Work to do:
Reproduce the listing exactly, with no pictures in your copy.

Supplied material:
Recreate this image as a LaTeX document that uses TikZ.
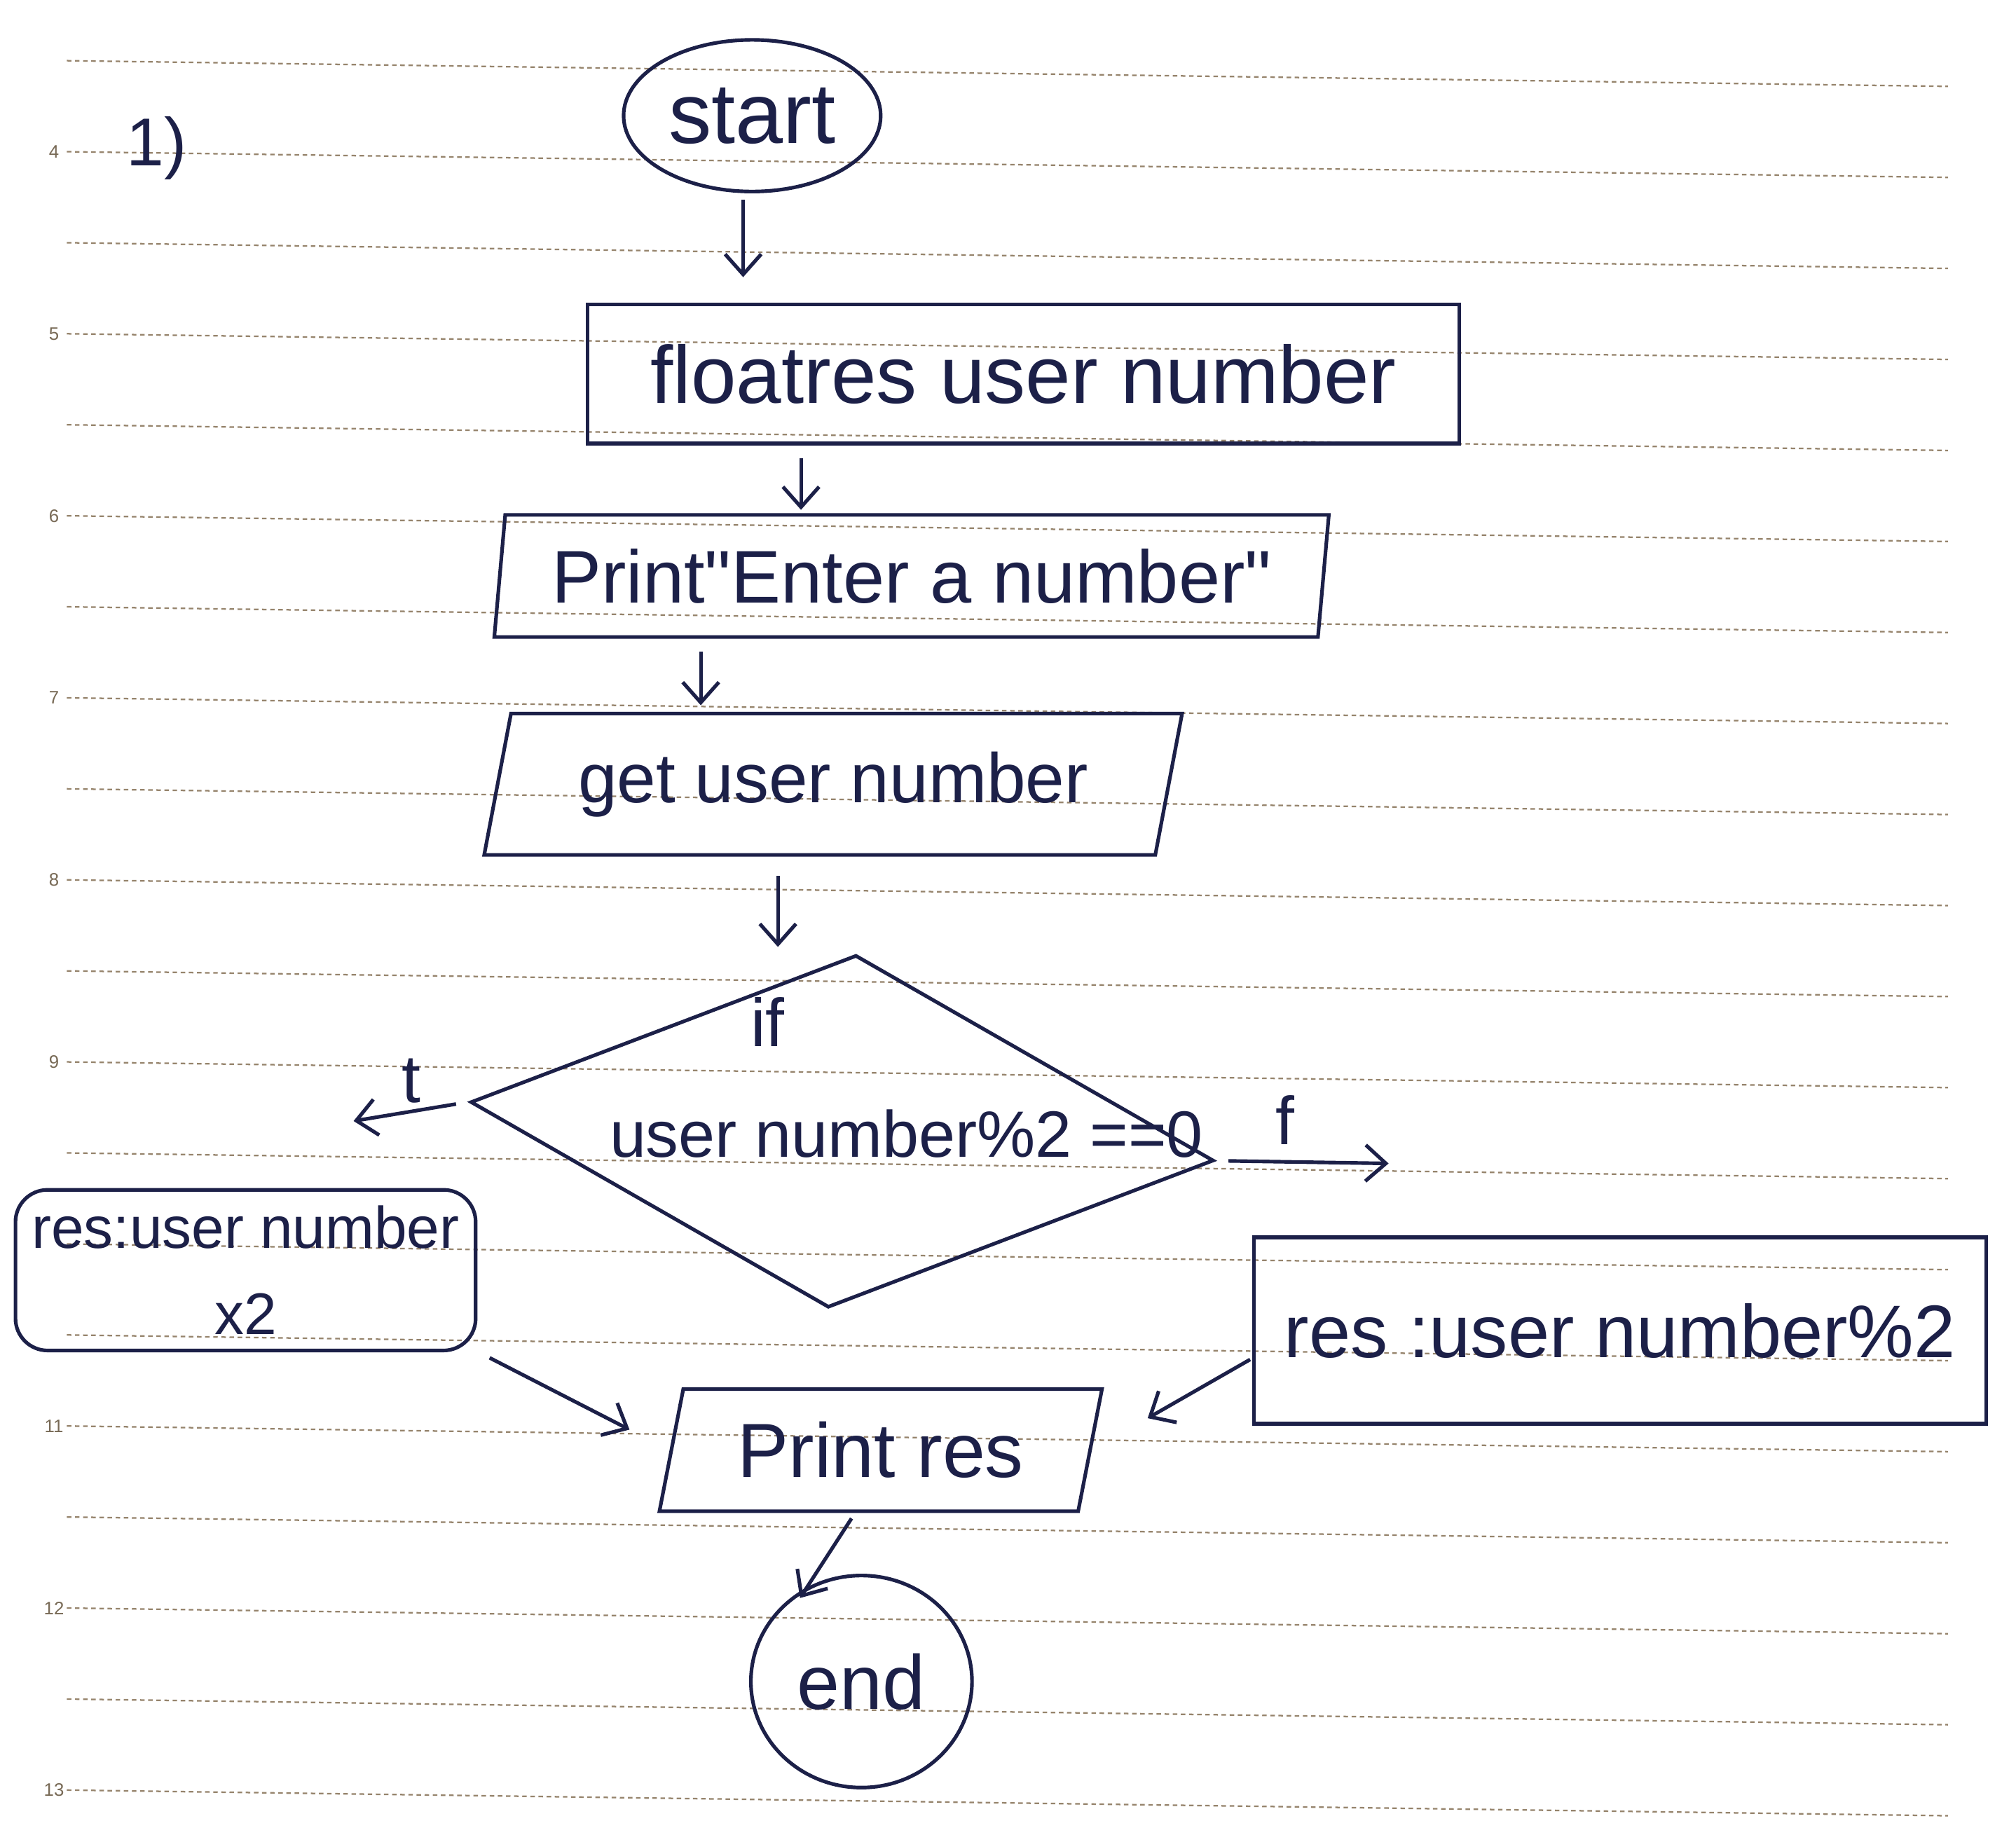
\documentclass[tikz,border=0pt]{standalone}
\usepackage{fontspec}
\setmainfont{Liberation Sans}[Ligatures=TeXOff]
\usetikzlibrary{shapes.geometric,arrows.meta,calc}
\definecolor{ink}{RGB}{28,32,72}
\definecolor{rulecol}{RGB}{150,132,108}
\begin{document}
\begin{tikzpicture}[x=0.02cm,y=-0.02cm,
  inkbox/.style={draw=ink,line width=1.6pt,text=ink,inner sep=0pt},
  txt/.style={text=ink,inner sep=1pt},
  arr/.style={draw=ink,line width=1.6pt,-{Straight Barb[length=9pt,width=16pt,line width=1.6pt]}},
  ruleline/.style={draw=rulecol,line width=0.7pt,dash pattern=on 2pt off 1.6pt},
  rulenum/.style={text=rulecol!80!black,font=\fontsize{8}{9}\selectfont,inner sep=0pt}]
% paper
\fill[white] (0,0) rectangle (1568,1416);
\useasboundingbox (0,0) rectangle (1568,1416);
\foreach \k in {-1,...,18}{
  \draw[ruleline] (52,{118+70.8*\k}) -- (1515,{118+70.8*\k+20});
}
\foreach \n/\k in {4/0,5/2,6/4,7/6,8/8,9/10,11/14,12/16,13/18}{
  \node[rulenum] (num\n) at (42,{118+70.8*\k}) {\n};
}
% label
\node[txt,font=\fontsize{30}{36}\selectfont] (qnum) at (122,115) {1)};
% nodes
\node[inkbox,ellipse,minimum width=4cm,minimum height=2.36cm,font=\fontsize{38}{46}\selectfont] (start) at (585,90) {start};
\node[inkbox,rectangle,minimum width=13.56cm,minimum height=2.16cm,font=\fontsize{36}{43}\selectfont] (float) at (796,291) {floatres user number};
\node[inkbox,trapezium,trapezium left angle=80,trapezium right angle=100,trapezium stretches=true,minimum width=13cm,minimum height=1.9cm,font=\fontsize{33}{40}\selectfont] (print) at (709,448) {Print"Enter a number"};
\node[inkbox,trapezium,trapezium left angle=72,trapezium right angle=108,trapezium stretches=true,minimum width=10.9cm,minimum height=2.2cm,font=\fontsize{31}{37}\selectfont] (get) at (648,610) {get user number};
\node[inkbox,diamond,minimum width=11.6cm,minimum height=5.5cm,rotate=-4.5] (dec) at (655,880) {};
\node[txt,font=\fontsize{30}{36}\selectfont] (ifl) at (597,795) {if};
\node[txt,font=\fontsize{29}{35}\selectfont] (cond) at (705,882) {user number\%2 ==0};
\node[inkbox,rectangle,rounded corners=0.5cm,minimum width=7.16cm,minimum height=2.5cm,align=center,font=\fontsize{26}{38}\selectfont] (lbox) at (191,988) {res:user number\\x2};
\node[inkbox,rectangle,minimum width=11.4cm,minimum height=2.9cm,font=\fontsize{33}{40}\selectfont] (rbox) at (1260,1035) {res :user number\%2};
\node[inkbox,trapezium,trapezium left angle=73,trapezium right angle=107,trapezium stretches=true,minimum width=6.9cm,minimum height=1.9cm,font=\fontsize{34}{41}\selectfont] (pres) at (685,1128) {Print res};
\node[inkbox,ellipse,minimum width=3.44cm,minimum height=3.3cm,font=\fontsize{34}{41}\selectfont] (stop) at (670,1308) {end};
% connector start points and free ends
\coordinate (a1) at ($(start.south)+(-7,0)$);
\coordinate (a2) at ($(float.south)+(-173,0)$);
\coordinate (a3) at ($(print.south)+(-164,0)$);
\coordinate (a4) at ($(get.south)+(-43,0)$);
\coordinate (tend) at (275,872);
\coordinate (fend) at (1080,905);
% connectors
\draw[arr,shorten <=0.1cm,shorten >=0.4cm] (a1) -- (a1 |- float.north);
\draw[arr,shorten <=0.2cm,shorten >=0.05cm] (a2) -- (a2 |- print.north);
\draw[arr,shorten <=0.2cm,shorten >=0.1cm] (a3) -- (a3 |- get.north);
\draw[arr,shorten <=0.3cm,shorten >=0.1cm] (a4) -- (a4 |- dec.north);
\draw[arr,shorten <=0.2cm] (dec.west) -- node[txt,above,yshift=2pt,font=\fontsize{30}{36}\selectfont] (tlab) {t} (tend);
\draw[arr,shorten <=0.2cm] (dec.east) -- node[txt,above,pos=0.4,yshift=6pt,font=\fontsize{30}{36}\selectfont] (flab) {f} (fend);
\draw[arr,shorten <=0.1cm,shorten >=0.7cm] ([shift={(5,2)}]lbox.south east) -- (pres.west);
\draw[arr,shorten <=0.1cm,shorten >=1.0cm] ([shift={(3,20)}]rbox.west) -- (pres.east);
\draw[arr,shorten <=0.1cm,shorten >=-0.2cm] ([shift={(-20,0)}]pres.south) -- (stop.120);
\end{tikzpicture}
\end{document}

Exercise response:
Recreate this image as a LaTeX document that uses TikZ.
\documentclass[tikz,border=0pt]{standalone}
\usepackage{fontspec}
\setmainfont{Liberation Sans}[Ligatures=TeXOff]
\usetikzlibrary{shapes.geometric,arrows.meta,calc}
\definecolor{ink}{RGB}{28,32,72}
\definecolor{rulecol}{RGB}{150,132,108}
\begin{document}
\begin{tikzpicture}[x=0.02cm,y=-0.02cm,
  inkbox/.style={draw=ink,line width=1.6pt,text=ink,inner sep=0pt},
  txt/.style={text=ink,inner sep=1pt},
  arr/.style={draw=ink,line width=1.6pt,-{Straight Barb[length=9pt,width=16pt,line width=1.6pt]}},
  ruleline/.style={draw=rulecol,line width=0.7pt,dash pattern=on 2pt off 1.6pt},
  rulenum/.style={text=rulecol!80!black,font=\fontsize{8}{9}\selectfont,inner sep=0pt}]
% paper
\fill[white] (0,0) rectangle (1568,1416);
\useasboundingbox (0,0) rectangle (1568,1416);
\foreach \k in {-1,...,18}{
  \draw[ruleline] (52,{118+70.8*\k}) -- (1515,{118+70.8*\k+20});
}
\foreach \n/\k in {4/0,5/2,6/4,7/6,8/8,9/10,11/14,12/16,13/18}{
  \node[rulenum] (num\n) at (42,{118+70.8*\k}) {\n};
}
% label
\node[txt,font=\fontsize{30}{36}\selectfont] (qnum) at (122,115) {1)};
% nodes
\node[inkbox,ellipse,minimum width=4cm,minimum height=2.36cm,font=\fontsize{38}{46}\selectfont] (start) at (585,90) {start};
\node[inkbox,rectangle,minimum width=13.56cm,minimum height=2.16cm,font=\fontsize{36}{43}\selectfont] (float) at (796,291) {floatres user number};
\node[inkbox,trapezium,trapezium left angle=80,trapezium right angle=100,trapezium stretches=true,minimum width=13cm,minimum height=1.9cm,font=\fontsize{33}{40}\selectfont] (print) at (709,448) {Print"Enter a number"};
\node[inkbox,trapezium,trapezium left angle=72,trapezium right angle=108,trapezium stretches=true,minimum width=10.9cm,minimum height=2.2cm,font=\fontsize{31}{37}\selectfont] (get) at (648,610) {get user number};
\node[inkbox,diamond,minimum width=11.6cm,minimum height=5.5cm,rotate=-4.5] (dec) at (655,880) {};
\node[txt,font=\fontsize{30}{36}\selectfont] (ifl) at (597,795) {if};
\node[txt,font=\fontsize{29}{35}\selectfont] (cond) at (705,882) {user number\%2 ==0};
\node[inkbox,rectangle,rounded corners=0.5cm,minimum width=7.16cm,minimum height=2.5cm,align=center,font=\fontsize{26}{38}\selectfont] (lbox) at (191,988) {res:user number\\x2};
\node[inkbox,rectangle,minimum width=11.4cm,minimum height=2.9cm,font=\fontsize{33}{40}\selectfont] (rbox) at (1260,1035) {res :user number\%2};
\node[inkbox,trapezium,trapezium left angle=73,trapezium right angle=107,trapezium stretches=true,minimum width=6.9cm,minimum height=1.9cm,font=\fontsize{34}{41}\selectfont] (pres) at (685,1128) {Print res};
\node[inkbox,ellipse,minimum width=3.44cm,minimum height=3.3cm,font=\fontsize{34}{41}\selectfont] (stop) at (670,1308) {end};
% connector start points and free ends
\coordinate (a1) at ($(start.south)+(-7,0)$);
\coordinate (a2) at ($(float.south)+(-173,0)$);
\coordinate (a3) at ($(print.south)+(-164,0)$);
\coordinate (a4) at ($(get.south)+(-43,0)$);
\coordinate (tend) at (275,872);
\coordinate (fend) at (1080,905);
% connectors
\draw[arr,shorten <=0.1cm,shorten >=0.4cm] (a1) -- (a1 |- float.north);
\draw[arr,shorten <=0.2cm,shorten >=0.05cm] (a2) -- (a2 |- print.north);
\draw[arr,shorten <=0.2cm,shorten >=0.1cm] (a3) -- (a3 |- get.north);
\draw[arr,shorten <=0.3cm,shorten >=0.1cm] (a4) -- (a4 |- dec.north);
\draw[arr,shorten <=0.2cm] (dec.west) -- node[txt,above,yshift=2pt,font=\fontsize{30}{36}\selectfont] (tlab) {t} (tend);
\draw[arr,shorten <=0.2cm] (dec.east) -- node[txt,above,pos=0.4,yshift=6pt,font=\fontsize{30}{36}\selectfont] (flab) {f} (fend);
\draw[arr,shorten <=0.1cm,shorten >=0.7cm] ([shift={(5,2)}]lbox.south east) -- (pres.west);
\draw[arr,shorten <=0.1cm,shorten >=1.0cm] ([shift={(3,20)}]rbox.west) -- (pres.east);
\draw[arr,shorten <=0.1cm,shorten >=-0.2cm] ([shift={(-20,0)}]pres.south) -- (stop.120);
\end{tikzpicture}
\end{document}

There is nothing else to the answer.